**WRITTEN TASK:**
Every line that contains the word "with" should be copied.

**DATA PROVIDED:**
======

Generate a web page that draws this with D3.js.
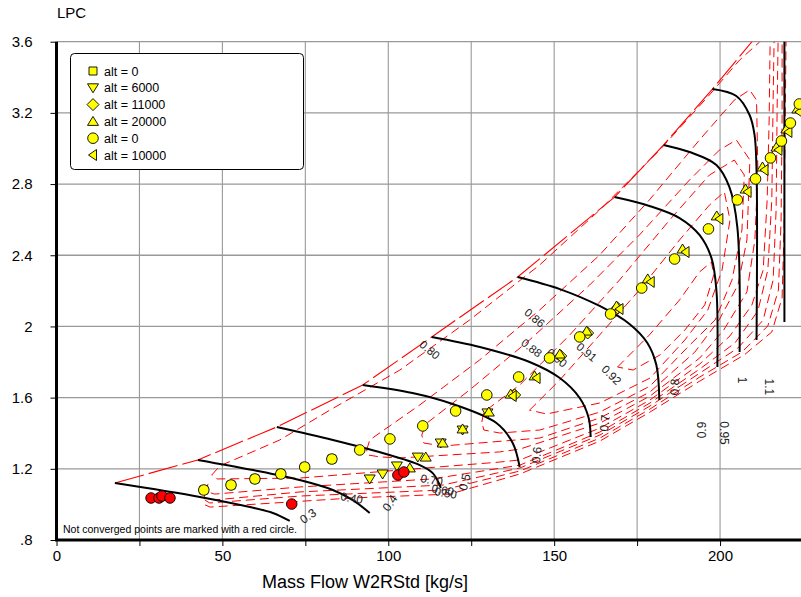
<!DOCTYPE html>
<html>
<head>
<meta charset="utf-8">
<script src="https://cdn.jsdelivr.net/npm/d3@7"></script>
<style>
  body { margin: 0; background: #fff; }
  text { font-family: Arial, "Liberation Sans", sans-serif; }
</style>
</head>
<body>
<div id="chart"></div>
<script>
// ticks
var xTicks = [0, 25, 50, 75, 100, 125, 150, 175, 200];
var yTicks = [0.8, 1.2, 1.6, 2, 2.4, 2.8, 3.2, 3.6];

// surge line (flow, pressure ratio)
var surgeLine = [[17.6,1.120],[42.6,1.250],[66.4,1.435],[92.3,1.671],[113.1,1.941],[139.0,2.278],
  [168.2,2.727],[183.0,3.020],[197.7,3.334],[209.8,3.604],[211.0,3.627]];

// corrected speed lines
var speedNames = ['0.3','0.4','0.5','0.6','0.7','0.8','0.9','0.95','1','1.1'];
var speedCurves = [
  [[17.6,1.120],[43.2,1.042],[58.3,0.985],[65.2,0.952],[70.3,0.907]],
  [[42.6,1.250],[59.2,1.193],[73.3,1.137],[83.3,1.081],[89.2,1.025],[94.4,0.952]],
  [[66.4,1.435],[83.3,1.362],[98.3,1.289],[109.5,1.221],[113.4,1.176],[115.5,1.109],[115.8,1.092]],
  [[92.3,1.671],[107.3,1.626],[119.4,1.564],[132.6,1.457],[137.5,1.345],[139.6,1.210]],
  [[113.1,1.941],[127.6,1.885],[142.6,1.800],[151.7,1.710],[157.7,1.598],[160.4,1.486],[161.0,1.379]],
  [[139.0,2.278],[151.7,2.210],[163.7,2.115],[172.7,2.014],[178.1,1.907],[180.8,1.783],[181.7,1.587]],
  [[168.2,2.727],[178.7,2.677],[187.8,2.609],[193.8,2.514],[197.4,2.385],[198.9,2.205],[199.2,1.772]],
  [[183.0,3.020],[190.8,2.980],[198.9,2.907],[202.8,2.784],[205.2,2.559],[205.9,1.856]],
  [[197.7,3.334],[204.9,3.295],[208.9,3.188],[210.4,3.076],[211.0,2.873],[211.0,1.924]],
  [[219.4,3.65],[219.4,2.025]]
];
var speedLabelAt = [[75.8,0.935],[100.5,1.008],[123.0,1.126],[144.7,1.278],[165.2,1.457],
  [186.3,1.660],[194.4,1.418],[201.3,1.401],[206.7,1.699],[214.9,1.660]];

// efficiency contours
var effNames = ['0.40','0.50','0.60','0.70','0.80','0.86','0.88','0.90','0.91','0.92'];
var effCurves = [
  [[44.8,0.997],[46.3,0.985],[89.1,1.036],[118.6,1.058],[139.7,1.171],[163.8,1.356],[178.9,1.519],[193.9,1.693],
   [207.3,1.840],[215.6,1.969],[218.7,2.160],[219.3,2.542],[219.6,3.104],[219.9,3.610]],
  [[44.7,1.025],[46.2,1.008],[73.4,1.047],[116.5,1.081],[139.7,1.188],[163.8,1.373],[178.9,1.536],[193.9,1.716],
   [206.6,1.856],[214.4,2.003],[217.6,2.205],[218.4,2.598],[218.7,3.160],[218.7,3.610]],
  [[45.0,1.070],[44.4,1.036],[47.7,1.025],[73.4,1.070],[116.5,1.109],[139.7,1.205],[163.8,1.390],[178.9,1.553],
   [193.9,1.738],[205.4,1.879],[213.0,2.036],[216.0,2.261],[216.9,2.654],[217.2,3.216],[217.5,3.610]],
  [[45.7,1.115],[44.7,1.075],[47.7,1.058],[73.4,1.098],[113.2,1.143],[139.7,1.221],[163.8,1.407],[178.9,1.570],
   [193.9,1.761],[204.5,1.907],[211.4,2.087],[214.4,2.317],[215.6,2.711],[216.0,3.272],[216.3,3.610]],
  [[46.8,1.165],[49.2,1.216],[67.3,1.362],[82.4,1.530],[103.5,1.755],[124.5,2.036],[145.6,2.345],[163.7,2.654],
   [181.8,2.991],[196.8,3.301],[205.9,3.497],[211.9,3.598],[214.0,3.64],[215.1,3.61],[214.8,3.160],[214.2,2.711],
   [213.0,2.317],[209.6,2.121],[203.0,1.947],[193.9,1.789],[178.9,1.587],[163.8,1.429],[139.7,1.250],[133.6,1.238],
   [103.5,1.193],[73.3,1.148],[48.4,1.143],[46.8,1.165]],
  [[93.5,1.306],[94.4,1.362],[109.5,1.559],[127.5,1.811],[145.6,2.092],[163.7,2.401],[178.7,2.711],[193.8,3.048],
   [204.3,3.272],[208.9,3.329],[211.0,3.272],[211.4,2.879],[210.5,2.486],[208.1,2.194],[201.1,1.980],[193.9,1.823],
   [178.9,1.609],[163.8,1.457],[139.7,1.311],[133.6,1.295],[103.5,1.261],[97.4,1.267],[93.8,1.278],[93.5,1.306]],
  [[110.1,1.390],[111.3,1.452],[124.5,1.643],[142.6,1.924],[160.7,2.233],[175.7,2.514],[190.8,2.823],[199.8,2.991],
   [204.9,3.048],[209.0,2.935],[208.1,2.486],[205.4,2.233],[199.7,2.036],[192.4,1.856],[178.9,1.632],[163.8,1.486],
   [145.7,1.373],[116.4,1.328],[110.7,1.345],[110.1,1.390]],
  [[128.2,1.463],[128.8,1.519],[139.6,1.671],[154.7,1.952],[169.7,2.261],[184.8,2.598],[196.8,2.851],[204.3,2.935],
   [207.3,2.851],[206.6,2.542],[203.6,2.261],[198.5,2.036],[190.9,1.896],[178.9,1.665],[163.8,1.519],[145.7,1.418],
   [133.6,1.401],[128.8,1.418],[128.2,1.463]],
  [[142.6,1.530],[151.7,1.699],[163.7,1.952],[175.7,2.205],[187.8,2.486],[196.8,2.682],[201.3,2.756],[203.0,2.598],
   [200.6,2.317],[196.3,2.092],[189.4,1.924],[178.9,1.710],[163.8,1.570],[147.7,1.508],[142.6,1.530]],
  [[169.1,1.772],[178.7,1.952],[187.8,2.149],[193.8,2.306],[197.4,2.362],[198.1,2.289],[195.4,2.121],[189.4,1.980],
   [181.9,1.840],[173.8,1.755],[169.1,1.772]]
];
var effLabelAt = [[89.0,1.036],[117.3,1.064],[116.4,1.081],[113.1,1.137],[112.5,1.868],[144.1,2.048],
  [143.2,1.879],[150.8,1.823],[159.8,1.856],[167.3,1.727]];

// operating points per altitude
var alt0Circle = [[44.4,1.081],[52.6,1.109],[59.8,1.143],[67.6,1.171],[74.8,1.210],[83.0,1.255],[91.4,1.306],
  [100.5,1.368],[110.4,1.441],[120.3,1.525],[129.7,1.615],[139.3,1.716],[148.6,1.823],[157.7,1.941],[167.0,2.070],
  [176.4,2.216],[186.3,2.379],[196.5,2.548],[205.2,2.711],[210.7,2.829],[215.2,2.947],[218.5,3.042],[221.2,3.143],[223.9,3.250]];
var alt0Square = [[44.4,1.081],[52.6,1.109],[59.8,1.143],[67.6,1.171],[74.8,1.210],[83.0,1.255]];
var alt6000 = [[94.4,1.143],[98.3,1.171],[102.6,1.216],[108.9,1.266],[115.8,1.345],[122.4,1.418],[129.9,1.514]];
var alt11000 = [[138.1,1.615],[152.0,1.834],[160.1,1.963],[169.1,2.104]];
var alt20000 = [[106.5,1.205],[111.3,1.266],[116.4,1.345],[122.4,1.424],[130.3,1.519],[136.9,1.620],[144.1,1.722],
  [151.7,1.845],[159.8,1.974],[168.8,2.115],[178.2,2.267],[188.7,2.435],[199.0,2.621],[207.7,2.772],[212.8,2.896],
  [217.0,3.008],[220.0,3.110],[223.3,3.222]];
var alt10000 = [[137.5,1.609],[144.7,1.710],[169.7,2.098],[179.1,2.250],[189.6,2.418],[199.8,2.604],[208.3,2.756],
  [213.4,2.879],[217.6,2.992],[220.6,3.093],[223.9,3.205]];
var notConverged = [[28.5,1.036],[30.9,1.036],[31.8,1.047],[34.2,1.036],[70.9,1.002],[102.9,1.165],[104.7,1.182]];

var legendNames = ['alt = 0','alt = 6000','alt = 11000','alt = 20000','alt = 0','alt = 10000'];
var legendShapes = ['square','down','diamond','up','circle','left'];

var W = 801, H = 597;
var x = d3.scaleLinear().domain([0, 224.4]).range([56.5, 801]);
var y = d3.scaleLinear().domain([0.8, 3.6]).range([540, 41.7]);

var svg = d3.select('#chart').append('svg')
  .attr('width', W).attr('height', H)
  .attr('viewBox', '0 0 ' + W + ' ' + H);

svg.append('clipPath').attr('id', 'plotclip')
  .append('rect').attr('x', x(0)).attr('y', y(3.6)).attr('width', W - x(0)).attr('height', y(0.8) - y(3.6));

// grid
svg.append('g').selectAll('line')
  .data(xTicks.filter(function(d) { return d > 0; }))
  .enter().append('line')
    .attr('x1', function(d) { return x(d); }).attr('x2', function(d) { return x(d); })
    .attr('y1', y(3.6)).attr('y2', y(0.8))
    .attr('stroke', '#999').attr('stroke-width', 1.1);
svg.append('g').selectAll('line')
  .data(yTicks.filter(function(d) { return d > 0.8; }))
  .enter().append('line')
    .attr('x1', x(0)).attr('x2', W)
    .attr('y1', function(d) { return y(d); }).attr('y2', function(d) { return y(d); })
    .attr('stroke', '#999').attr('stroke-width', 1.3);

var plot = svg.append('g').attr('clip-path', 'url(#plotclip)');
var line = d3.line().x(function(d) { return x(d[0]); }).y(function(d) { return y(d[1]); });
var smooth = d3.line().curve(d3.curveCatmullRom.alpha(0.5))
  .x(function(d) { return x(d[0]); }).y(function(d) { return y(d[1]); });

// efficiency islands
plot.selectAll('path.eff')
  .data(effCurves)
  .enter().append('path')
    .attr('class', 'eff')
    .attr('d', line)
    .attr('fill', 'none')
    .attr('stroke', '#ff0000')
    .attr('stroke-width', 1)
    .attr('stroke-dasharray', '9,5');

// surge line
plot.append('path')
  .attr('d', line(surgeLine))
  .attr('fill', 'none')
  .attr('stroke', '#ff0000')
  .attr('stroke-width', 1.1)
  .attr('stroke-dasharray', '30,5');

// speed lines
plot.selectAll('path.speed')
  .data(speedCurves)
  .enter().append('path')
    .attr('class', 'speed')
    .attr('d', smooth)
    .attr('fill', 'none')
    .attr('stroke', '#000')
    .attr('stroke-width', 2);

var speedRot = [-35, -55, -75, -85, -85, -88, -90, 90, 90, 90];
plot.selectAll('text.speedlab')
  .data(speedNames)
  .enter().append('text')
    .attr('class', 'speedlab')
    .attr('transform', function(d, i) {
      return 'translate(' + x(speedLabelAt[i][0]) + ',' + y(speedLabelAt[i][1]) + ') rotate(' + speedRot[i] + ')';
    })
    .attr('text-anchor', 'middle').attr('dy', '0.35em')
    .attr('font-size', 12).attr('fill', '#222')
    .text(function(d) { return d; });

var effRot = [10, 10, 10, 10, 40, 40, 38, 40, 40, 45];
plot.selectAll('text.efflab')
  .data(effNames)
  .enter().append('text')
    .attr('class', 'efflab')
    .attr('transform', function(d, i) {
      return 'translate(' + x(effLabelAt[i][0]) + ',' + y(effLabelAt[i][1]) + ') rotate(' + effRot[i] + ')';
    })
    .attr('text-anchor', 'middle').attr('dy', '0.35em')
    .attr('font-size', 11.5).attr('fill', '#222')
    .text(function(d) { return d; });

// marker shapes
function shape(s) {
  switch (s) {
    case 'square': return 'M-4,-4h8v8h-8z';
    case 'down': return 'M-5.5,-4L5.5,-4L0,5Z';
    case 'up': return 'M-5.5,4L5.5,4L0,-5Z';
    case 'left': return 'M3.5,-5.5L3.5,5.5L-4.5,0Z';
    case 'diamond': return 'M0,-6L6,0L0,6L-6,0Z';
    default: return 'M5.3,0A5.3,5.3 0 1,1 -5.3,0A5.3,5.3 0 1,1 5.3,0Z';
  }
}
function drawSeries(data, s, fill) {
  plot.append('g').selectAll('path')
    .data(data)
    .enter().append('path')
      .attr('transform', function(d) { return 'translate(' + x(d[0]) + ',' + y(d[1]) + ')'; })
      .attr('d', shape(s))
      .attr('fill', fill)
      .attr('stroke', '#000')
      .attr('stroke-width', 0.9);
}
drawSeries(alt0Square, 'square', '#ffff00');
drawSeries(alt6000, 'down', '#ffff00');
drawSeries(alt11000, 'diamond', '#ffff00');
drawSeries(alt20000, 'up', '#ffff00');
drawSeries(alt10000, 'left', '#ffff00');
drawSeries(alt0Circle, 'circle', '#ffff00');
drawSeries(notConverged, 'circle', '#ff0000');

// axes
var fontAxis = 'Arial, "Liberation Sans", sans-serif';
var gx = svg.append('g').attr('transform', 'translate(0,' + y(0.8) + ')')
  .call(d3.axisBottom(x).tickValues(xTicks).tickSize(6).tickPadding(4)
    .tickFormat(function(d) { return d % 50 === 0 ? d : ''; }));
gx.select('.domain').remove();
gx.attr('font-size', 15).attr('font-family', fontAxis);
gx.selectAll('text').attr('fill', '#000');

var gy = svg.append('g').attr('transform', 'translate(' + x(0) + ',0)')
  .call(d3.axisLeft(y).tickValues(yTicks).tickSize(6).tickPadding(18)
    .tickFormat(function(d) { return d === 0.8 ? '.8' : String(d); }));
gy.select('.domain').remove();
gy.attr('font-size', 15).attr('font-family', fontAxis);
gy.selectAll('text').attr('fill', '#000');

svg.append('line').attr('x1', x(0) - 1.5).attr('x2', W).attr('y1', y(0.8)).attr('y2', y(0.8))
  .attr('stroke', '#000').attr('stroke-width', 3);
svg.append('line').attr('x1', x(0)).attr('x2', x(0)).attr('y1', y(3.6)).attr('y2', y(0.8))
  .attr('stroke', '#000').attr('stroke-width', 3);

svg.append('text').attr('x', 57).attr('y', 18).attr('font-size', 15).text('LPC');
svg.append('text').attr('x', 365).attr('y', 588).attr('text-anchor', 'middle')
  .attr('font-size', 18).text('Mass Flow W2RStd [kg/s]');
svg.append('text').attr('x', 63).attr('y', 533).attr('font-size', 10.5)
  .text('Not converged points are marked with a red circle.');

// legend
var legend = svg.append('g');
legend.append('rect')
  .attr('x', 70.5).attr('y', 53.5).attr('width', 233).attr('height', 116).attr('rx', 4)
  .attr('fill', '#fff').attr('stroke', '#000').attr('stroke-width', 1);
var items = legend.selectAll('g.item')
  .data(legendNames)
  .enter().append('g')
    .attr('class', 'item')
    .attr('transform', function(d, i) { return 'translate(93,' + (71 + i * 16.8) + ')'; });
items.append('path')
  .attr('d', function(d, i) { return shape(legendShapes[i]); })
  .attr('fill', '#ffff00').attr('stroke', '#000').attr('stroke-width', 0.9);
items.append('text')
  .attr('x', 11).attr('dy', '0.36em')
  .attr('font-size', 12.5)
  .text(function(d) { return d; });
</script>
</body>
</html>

======

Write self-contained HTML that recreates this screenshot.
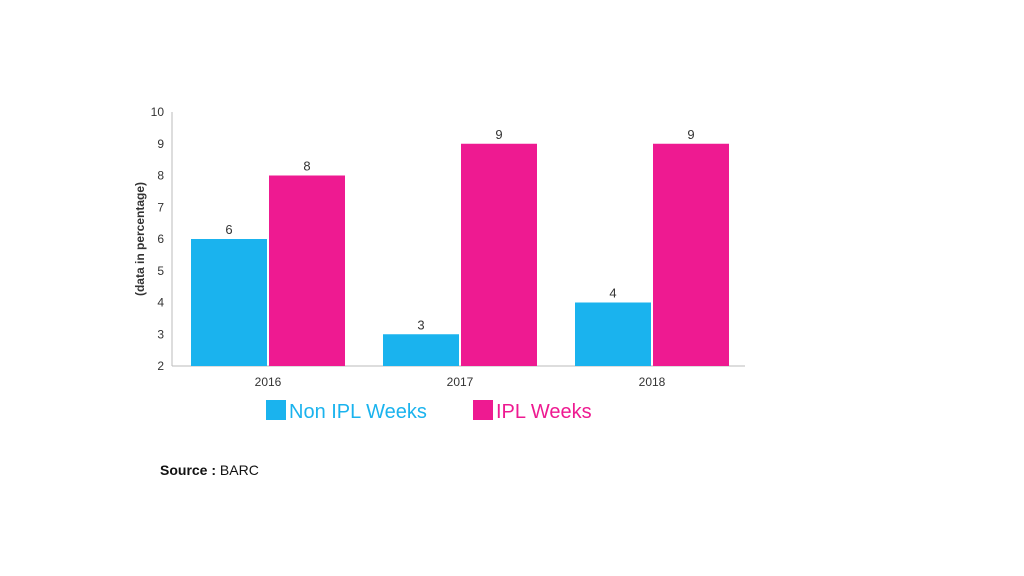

======

**SOLUTION TO THE EXERCISE:**
Generate a web page that draws this with D3.js.
  .text('Not converged points are marked with a red circle.');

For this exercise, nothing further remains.